_Work to be completed_
Each line from the top of the listing through the one holding "width=119pt, minimum height=36pt]" should be restated word for word, with nothing added and no pictures.

□ □ □

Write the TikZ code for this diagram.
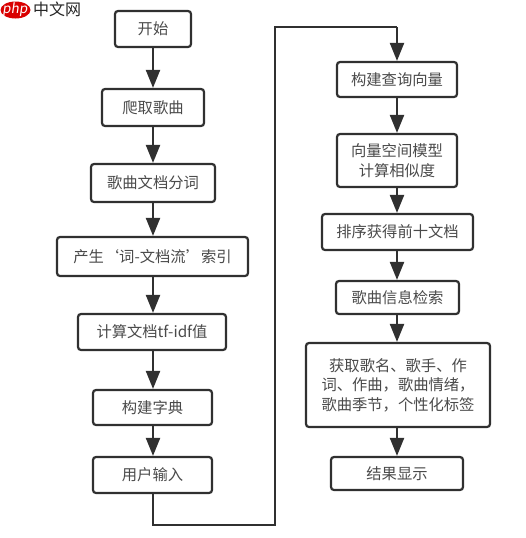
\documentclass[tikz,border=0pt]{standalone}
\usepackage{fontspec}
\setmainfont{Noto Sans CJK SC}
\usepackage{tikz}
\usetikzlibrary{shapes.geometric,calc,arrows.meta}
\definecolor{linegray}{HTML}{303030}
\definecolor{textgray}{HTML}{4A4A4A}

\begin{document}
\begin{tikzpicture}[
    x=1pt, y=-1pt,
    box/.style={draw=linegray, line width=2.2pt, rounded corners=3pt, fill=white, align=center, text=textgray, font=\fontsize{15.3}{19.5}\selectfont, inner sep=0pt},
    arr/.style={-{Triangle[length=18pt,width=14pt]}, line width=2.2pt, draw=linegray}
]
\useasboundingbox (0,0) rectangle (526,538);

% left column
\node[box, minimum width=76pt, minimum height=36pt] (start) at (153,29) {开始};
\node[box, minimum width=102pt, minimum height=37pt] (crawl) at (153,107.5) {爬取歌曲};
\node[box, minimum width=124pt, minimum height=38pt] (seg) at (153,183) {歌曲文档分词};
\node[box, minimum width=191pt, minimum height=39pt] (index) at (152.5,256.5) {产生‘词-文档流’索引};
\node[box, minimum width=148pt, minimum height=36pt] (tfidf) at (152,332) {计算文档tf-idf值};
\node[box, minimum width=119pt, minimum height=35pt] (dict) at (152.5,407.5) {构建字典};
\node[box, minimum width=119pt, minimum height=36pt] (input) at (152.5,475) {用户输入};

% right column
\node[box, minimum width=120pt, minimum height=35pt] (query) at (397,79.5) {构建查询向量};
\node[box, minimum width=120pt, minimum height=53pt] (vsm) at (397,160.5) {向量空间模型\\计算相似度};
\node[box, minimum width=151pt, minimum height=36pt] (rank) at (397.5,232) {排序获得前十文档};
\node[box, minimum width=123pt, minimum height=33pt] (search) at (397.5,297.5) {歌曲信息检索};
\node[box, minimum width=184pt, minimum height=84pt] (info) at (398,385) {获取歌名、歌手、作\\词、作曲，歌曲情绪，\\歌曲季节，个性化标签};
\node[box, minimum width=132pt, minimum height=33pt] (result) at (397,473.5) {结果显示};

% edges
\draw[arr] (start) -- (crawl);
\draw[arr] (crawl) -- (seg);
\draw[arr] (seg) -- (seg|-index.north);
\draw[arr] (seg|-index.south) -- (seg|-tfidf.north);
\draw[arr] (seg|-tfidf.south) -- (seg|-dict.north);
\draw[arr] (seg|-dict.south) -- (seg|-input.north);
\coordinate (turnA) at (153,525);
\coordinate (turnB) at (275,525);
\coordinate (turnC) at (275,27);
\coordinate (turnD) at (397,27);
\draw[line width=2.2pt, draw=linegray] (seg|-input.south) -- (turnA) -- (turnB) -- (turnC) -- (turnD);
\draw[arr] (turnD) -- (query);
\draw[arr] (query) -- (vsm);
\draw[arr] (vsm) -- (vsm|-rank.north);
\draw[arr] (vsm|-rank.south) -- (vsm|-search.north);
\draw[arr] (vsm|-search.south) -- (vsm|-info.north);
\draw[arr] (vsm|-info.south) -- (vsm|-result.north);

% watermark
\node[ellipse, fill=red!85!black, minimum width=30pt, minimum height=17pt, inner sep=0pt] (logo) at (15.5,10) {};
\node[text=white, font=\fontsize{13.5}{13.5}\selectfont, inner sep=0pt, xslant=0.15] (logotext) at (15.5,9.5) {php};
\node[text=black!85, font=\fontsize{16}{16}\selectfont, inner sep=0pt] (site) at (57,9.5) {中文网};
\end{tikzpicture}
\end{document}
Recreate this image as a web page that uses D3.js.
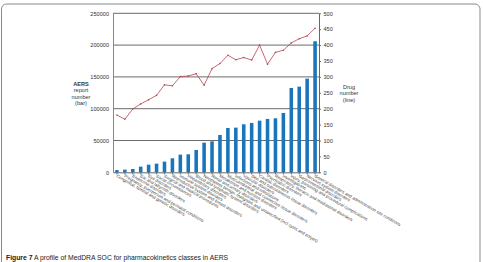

□ □ □

_Solution for this problem_
Write the TikZ code for this diagram.
\documentclass[tikz,border=0pt]{standalone}
\usepackage{fontspec}
\setmainfont{Noto Sans CJK SC}
\usepackage{tikz}
\usetikzlibrary{shapes.geometric,calc,arrows.meta}
\definecolor{linegray}{HTML}{303030}
\definecolor{textgray}{HTML}{4A4A4A}

\begin{document}
\begin{tikzpicture}[
    x=1pt, y=-1pt,
    box/.style={draw=linegray, line width=2.2pt, rounded corners=3pt, fill=white, align=center, text=textgray, font=\fontsize{15.3}{19.5}\selectfont, inner sep=0pt},
    arr/.style={-{Triangle[length=18pt,width=14pt]}, line width=2.2pt, draw=linegray}
]
\useasboundingbox (0,0) rectangle (526,538);

% left column
\node[box, minimum width=76pt, minimum height=36pt] (start) at (153,29) {开始};
\node[box, minimum width=102pt, minimum height=37pt] (crawl) at (153,107.5) {爬取歌曲};
\node[box, minimum width=124pt, minimum height=38pt] (seg) at (153,183) {歌曲文档分词};
\node[box, minimum width=191pt, minimum height=39pt] (index) at (152.5,256.5) {产生‘词-文档流’索引};
\node[box, minimum width=148pt, minimum height=36pt] (tfidf) at (152,332) {计算文档tf-idf值};
\node[box, minimum width=119pt, minimum height=35pt] (dict) at (152.5,407.5) {构建字典};
\node[box, minimum width=119pt, minimum height=36pt] (input) at (152.5,475) {用户输入};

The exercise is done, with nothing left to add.